Weeks went by while I diligently worked on my chair. The Ladies of Ronda Dumpster Diving Society would gradually approach, inspecting my handiwork and sometimes offer me a better tool or suggest a different brush. Clearly, I was not one of them, but they had accepted that la extranjera was there to stay. My membership in the Dumpster Diving Society was no longer suspended, though I was certainly not a card-holding member. Not yet…

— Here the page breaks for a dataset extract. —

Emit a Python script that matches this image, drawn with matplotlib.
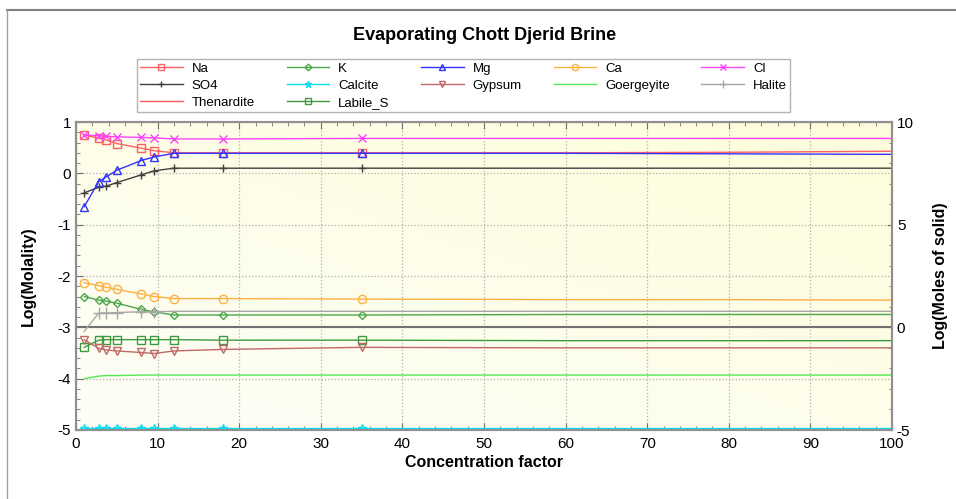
import numpy as np
import matplotlib
matplotlib.use('Agg')
import matplotlib.pyplot as plt
from matplotlib.lines import Line2D

plt.rcParams['font.family'] = ['Liberation Sans', 'DejaVu Sans']
plt.rcParams['axes.unicode_minus'] = False

# Concentration factor (markers on the first 9 points)
cf = [1, 2.8, 3.7, 5, 8, 9.6, 12, 18, 35, 60, 80, 100]
n_mark = 9

# Log(molality), left axis
na = [0.75, 0.68, 0.65, 0.58, 0.49, 0.44, 0.40, 0.40, 0.40, 0.40, 0.41, 0.43]
k = [-2.40, -2.47, -2.49, -2.53, -2.65, -2.70, -2.76, -2.76, -2.76, -2.75, -2.75, -2.75]
mg = [-0.65, -0.16, -0.07, 0.06, 0.25, 0.32, 0.39, 0.39, 0.39, 0.39, 0.38, 0.37]
ca = [-2.13, -2.19, -2.22, -2.26, -2.35, -2.40, -2.44, -2.44, -2.45, -2.46, -2.46, -2.47]
cl = [0.75, 0.73, 0.72, 0.71, 0.70, 0.69, 0.67, 0.67, 0.68, 0.68, 0.68, 0.68]
so4 = [-0.38, -0.27, -0.25, -0.18, -0.03, 0.05, 0.10, 0.10, 0.10, 0.10, 0.10, 0.10]
calcite = [-4.96] * 12
gypsum = [-3.24, -3.41, -3.44, -3.46, -3.49, -3.51, -3.46, -3.43, -3.39, -3.40, -3.40, -3.40]
goergeyite = [-4.00, -3.95, -3.94, -3.94, -3.93, -3.93, -3.93, -3.93, -3.93, -3.93, -3.93, -3.93]
labile_s = [-3.39, -3.25, -3.24, -3.24, -3.24, -3.24, -3.24, -3.25, -3.25, -3.26, -3.26, -3.26]
thenardite = [np.nan] * 12

# Log(moles of solid), right axis
halite = [-0.20, 0.70, 0.70, 0.72, 0.76, 0.76, 0.78, 0.78, 0.78, 0.78, 0.78, 0.78]

fig = plt.figure(figsize=(9.56, 4.99), dpi=100)
# window frame: top and left edges
fig.add_artist(Line2D([7 / 956, 1], [1 - 10 / 499] * 2, transform=fig.transFigure,
                      color='#808080', lw=1.5))
fig.add_artist(Line2D([7 / 956] * 2, [0, 1 - 10 / 499], transform=fig.transFigure,
                      color='#a0a0a0', lw=1.0))

ax = fig.add_axes([76 / 956, 1 - 430 / 499, 816 / 956, 308 / 499])
ax2 = ax.twinx()

# soft background gradient
gx, gy = np.meshgrid(np.linspace(0, 1, 200), np.linspace(0, 1, 100))
g = np.clip(0.5 * gx + 0.6 * (1 - gy), 0, 1)
bg = np.zeros((100, 200, 3))
bg[..., 0] = 0.995
bg[..., 1] = 0.995
bg[..., 2] = 0.97 - 0.1 * g
ax.imshow(bg, extent=[0, 1, 0, 1], transform=ax.transAxes, aspect='auto', zorder=0)

series = [
    ('Na', na, '#ff6060', 's'),
    ('SO4', so4, '#404040', '+'),
    ('Thenardite', thenardite, '#ff5a5a', None),
    ('K', k, '#4aa84a', 'D'),
    ('Calcite', calcite, '#00e0f0', '*'),
    ('Labile_S', labile_s, '#3f9a3f', 's'),
    ('Mg', mg, '#3333ff', '^'),
    ('Gypsum', gypsum, '#c06868', 'v'),
    ('Ca', ca, '#ffb040', 'o'),
    ('Goergeyite', goergeyite, '#55e855', None),
    ('Cl', cl, '#ff44ff', 'x'),
]
handles = []
for name, vals, col, mk in series:
    ms = 4.5 if mk == 'D' else 6
    h, = ax.plot(cf, vals, '-', color=col, lw=1.0, marker=mk, ms=ms,
                 mfc='none', mec=col, mew=1.0, markevery=range(n_mark), label=name, zorder=3)
    handles.append(h)

ax2.axhline(0, color='#707070', lw=1.5, zorder=2)
hh, = ax2.plot(cf, halite, '-', color='#a8a8a8', lw=1.0, marker='+', ms=8, mew=1.0,
               markevery=range(1, 6), label='Halite')
handles.append(hh)

order = ['Na', 'SO4', 'Thenardite', 'K', 'Calcite', 'Labile_S', 'Mg', 'Gypsum',
         'Ca', 'Goergeyite', 'Cl', 'Halite']
hmap = {h.get_label(): h for h in handles}
fig.legend([hmap[o] for o in order], order, ncol=5, loc='upper left',
           bbox_to_anchor=(137 / 956, 1 - 59 / 499), fontsize=9.5, frameon=True,
           fancybox=False, edgecolor='#a0a0a0', handlelength=3.2, columnspacing=2.4,
           labelspacing=0.38, borderpad=0.25, handletextpad=0.7, markerscale=0.75,
           borderaxespad=0)

ax.set_xlim(0, 100)
ax.set_ylim(-5, 1)
ax2.set_ylim(-5, 10)
ax.set_xticks(np.arange(0, 101, 10))
ax.set_xticks(np.arange(0, 101, 2), minor=True)
ax.set_yticks(np.arange(-5, 1.1, 1))
ax.set_yticks(np.arange(-5, 1.01, 0.2), minor=True)
ax2.set_yticks([-5, 0, 5, 10])
ax2.set_yticks(np.arange(-5, 10.1, 1), minor=True)
ax.grid(True, which='major', linestyle=':', color='#b0b0b0', lw=0.9)
ax.tick_params(which='both', direction='in', top=True, labelsize=11, colors='#707070',
               labelcolor='black')
ax.tick_params(axis='x', which='both', pad=5)
ax.tick_params(which='major', length=5)
ax.tick_params(which='minor', length=3)
ax2.tick_params(which='both', direction='in', labelsize=11, colors='#707070', labelcolor='black')
for a in (ax, ax2):
    for s in a.spines.values():
        s.set_color('#909090')
        s.set_linewidth(1.5)

ax.set_xlabel('Concentration factor', fontsize=11.5, fontweight='bold', labelpad=3)
ax.set_ylabel('Log(Molality)', fontsize=11.5, fontweight='bold', labelpad=16)
ax2.set_ylabel('Log(Moles of solid)', fontsize=11.5, fontweight='bold', labelpad=14)
fig.text(485 / 956, 1 - 35 / 499, 'Evaporating Chott Djerid Brine', ha='center', va='center',
         fontsize=13, fontweight='bold')

fig.savefig('out.png', dpi=100)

One day, it all changed. Our neighbour Maria del Mar came hurrying into our class, calling me to come with her immediately. I followed her across the plaza, expecting to find a great emergency in our peaceful dead-end street. Instead, I found her aging mother, her adult son, two other neighbours and my husband waiting by the garbage containers. Communally, they had been guarding a truckload of furniture that someone had thrown out, making sure that I would get the first pick. You see, Thursday is when the city picks up unwanted furniture, so the Dumpster Diving Society goes into high gear on Wednesday night after dark right until Thursday morning
Each carrying an armchair, my husband and I walked back to the school. The seats were not Louis XIV, nor Andalucían farm antiques, but they seemed comfortable enough and, most importantly, they were found in the dumpster. The students cheered us on like soldiers coming back from battle. The oldest and most venerable lady in the Society took it upon herself to sit down in one of the chairs. She nodded her sign of approval. Yes, they were comfortable. Where had we found them and are there more, another lady wanted to know. The class took off en masse, horn rimmed Dior glasses, paint-splattered lab coats, high heels and all. Moments later, they returned from the raid, one with a footstool, another with a mirror, and two carrying a bed frame.
We had found the mother load of all dumpster discoveries. And as far as la extranjera was concerned, I was finally accepted as a full-fledged member in The Ladies of Ronda Dumpster Diving Society.